日本の大手電機メーカーなど企業は数十の事業を保有していますが、その内訳は好調なものが2割、赤字が2割、そのほかはトントンなのではないでしょうか。それも状況が悪化すれば赤字ですから、結果として低い時価総額になります。本来、足を引っ張っている事業を大胆に整理すれば、時価総額がかなり上がります。

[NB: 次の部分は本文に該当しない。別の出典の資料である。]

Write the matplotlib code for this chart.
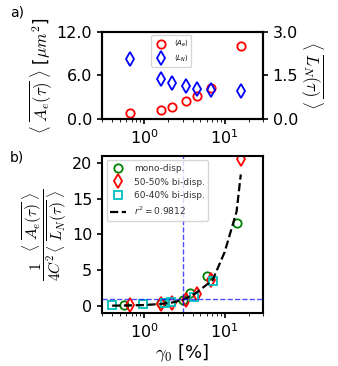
import numpy as np
import matplotlib
matplotlib.use("Agg")
import matplotlib.pyplot as plt

# panel a) 50-50% bi-disperse runs
gamma_a = [0.66, 1.61, 2.21, 3.3, 4.5, 6.75, 15.9]
area = [0.84, 1.30, 1.62, 2.41, 3.21, 4.27, 9.99]
length = [2.06, 1.37, 1.24, 1.14, 1.03, 1.01, 0.96]

# panel b) normalised ratio
gamma_mono = [0.56, 1.6, 3.0, 3.7, 6.0, 14.1]
ratio_mono = [0.1, 0.38, 0.85, 1.74, 4.13, 11.6]
gamma_5050 = [0.66, 1.61, 2.21, 3.3, 4.5, 6.75, 15.9]
ratio_5050 = [0.1, 0.28, 0.34, 0.8, 1.64, 3.6, 20.6]
gamma_6040 = [0.40, 0.97, 1.84, 2.13, 4.14, 7.1]
ratio_6040 = [0.1, 0.2, 0.34, 0.48, 1.18, 3.43]
fit_x = [0.40, 0.56, 0.97, 1.6, 2.2, 3.0, 4.3, 7.1, 10.0, 14.1, 15.9]
fit_y = [0.02, 0.04, 0.10, 0.25, 0.45, 0.8, 1.7, 3.6, 7.5, 13.2, 18.4]

plt.rcParams['font.size'] = 11.5

fig = plt.figure(figsize=(3.38, 3.66), dpi=100)
ax1 = fig.add_axes([0.302, 0.675, 0.476, 0.238])
ax1r = ax1.twinx()
ax2 = fig.add_axes([0.302, 0.145, 0.476, 0.429])

l1, = ax1.plot(gamma_a, area, 'o', mfc='none', mec='r', ms=6, mew=1.3, label=r'$\langle A_e \rangle$')
l2, = ax1r.plot(gamma_a, length, 'd', mfc='none', mec='b', ms=7, mew=1.3, label=r'$\langle L_N \rangle$')
ax1.set_xscale('log')
ax1.set_xlim(0.3, 30)
ax1.set_ylim(0, 12)
ax1.set_yticks([0, 6, 12])
ax1.set_yticklabels(['0.0', '6.0', '12.0'])
ax1r.set_ylim(0, 3)
ax1r.set_yticks([0, 1.5, 3])
ax1r.set_yticklabels(['0.0', '1.5', '3.0'])
ax1.set_ylabel(r'$\langle\ \overline{A_e(\tau)}\ \rangle$ [$\mu m^2$]', fontsize=12, labelpad=2,
               math_fontfamily='cm')
ax1r.set_ylabel(r'$\langle\ \overline{L_N(\tau)}\ \rangle$', fontsize=12, rotation=270, labelpad=20,
                math_fontfamily='cm')
ax1.legend(handles=[l1, l2], loc='upper center', fontsize=5, bbox_to_anchor=(0.43, 1.0))

ax2.plot(gamma_mono, ratio_mono, 'o', mfc='none', mec='g', ms=6, mew=1.3, label='mono-disp.')
ax2.plot(gamma_5050, ratio_5050, 'd', mfc='none', mec='r', ms=7, mew=1.3, label='50-50% bi-disp.')
ax2.plot(gamma_6040, ratio_6040, 's', mfc='none', mec='c', ms=6, mew=1.3, label='60-40% bi-disp.')
ax2.plot(fit_x, fit_y, 'k--', lw=1.6, label=r'$r^2 = 0.9812$')
ax2.axvline(3, color='b', ls='--', lw=1, alpha=0.7)
ax2.axhline(1, color='b', ls='--', lw=1, alpha=0.7)
ax2.set_xscale('log')
ax2.set_xlim(0.3, 30)
ax2.set_ylim(-1, 21)
ax2.set_yticks([0, 5, 10, 15, 20])
ax2.set_xlabel(r'$\gamma_0$ [%]', fontsize=13, labelpad=1, math_fontfamily='cm')
ax2.set_ylabel(r'$\dfrac{1}{4C^2}\dfrac{\langle\ \overline{A_e(\tau)}\ \rangle}{\langle\ \overline{L_N(\tau)}\ \rangle}$',
               fontsize=11, labelpad=2, math_fontfamily='cm')
ax2.legend(loc='upper left', fontsize=6.5, handlelength=1.8, labelcolor='#333333')

for ax in (ax1, ax1r, ax2):
    for s in ax.spines.values():
        s.set_linewidth(1.5)
    ax.tick_params(width=1.2)

fig.text(0.03, 0.955, 'a)', fontsize=10)
fig.text(0.03, 0.56, 'b)', fontsize=10)

fig.savefig('out.png', dpi=100)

例えばMicrosoftなどが数社を買収し、大胆にメスをいれることでハードウェア事業の入手と増収を実現できると考えられます。つまり、時価総額だけで考えれば、「Microsoftソニー」や「Microsoft東芝」が生まれる可能性も十分あるわけで、これは明らかな危機だと認識しています。規制や組織体質、日本人気質があるため日本企業には大胆な経営改革はできないとよく聞きますが、それは本当にそうなのか、というのが私の長年の疑問です。

次に、「日米製造、あるいはIT関連大企業の競争力変化」ですが、横軸は1945年以降の流れです。縦軸は「相対的産業競争力」をとっています。

「敗戦の壊滅的な状況から驚異的な成長を遂げた」ことから大変に尊敬されていた日本は、高度経済成長を経て80年代にピークを迎え、その後は地位が低下したと思います。1人当たりのGDPも、先進国では最下位が続いています。

過去数十年、欧米諸国や中国、インド、アフリカ、インドネシアなど、先進国・発展途上国にかかわらず各国が大きく成長しているなかで、日本は低成長です。

アメリカ経済は1980年代にやや不調な時期がありましたが、その後挽回し、圧倒的な存在感を示しています。トランプ大統領が云々されていますが、産業競争力は非常に強いです。ヨーロッパの一流企業も日本企業より遥かにグローバル競争力があります。

日本企業でITが強いところはほとんどない

AppStoreやFacebook、韓国資本のLINEは、1つのアプリではなく、プラットフォームです。

日本企業はハードウェアに強みがあり、例えばiPhoneなどにも相当部品が使われていますが、実際はiPhoneの付加価値の一部でしかありません。Appleに対して大きな利益貢献をしているわけです。みなさんの感じているなんとなく鬱々した生活や日本経済の息苦しさは、日本企業のITの弱さが背景にあるのです。

私は、日本及び日本企業の競争力は、ITやインターネットの時代になって危機的状況に陥っていると思います。週刊誌的ネタに時間を使っている場合ではありません。

企業は根本的な経営改革に取り組みつつ、新事業を成功させなければなりません。みなさん個人は問題を的確に把握し、解決する能力を高めて生産率を上げ、身を守るしかありません。もう「頑張れば誰もが救われる明るい時代」ではないのです。

それをよく認識していただいた上で、今後の展開と一人ひとりがどう生き延びていくかということをお話いたします。

日本の経営力が優れていたわけではなく、追い風だっただけ

赤羽:ここまでで、ご質問はありますか。

(会場挙手)

赤羽:はい、どうぞ。

質問者1:当時は1980年ぐらいで「ジャパン・アズ・ナンバーワン」と言われていた時代だと思います。アメリカも「日本はいいね、真似しようぜ」という雰囲気で、いつからかダメになりました。その背景をどう捉えていますか?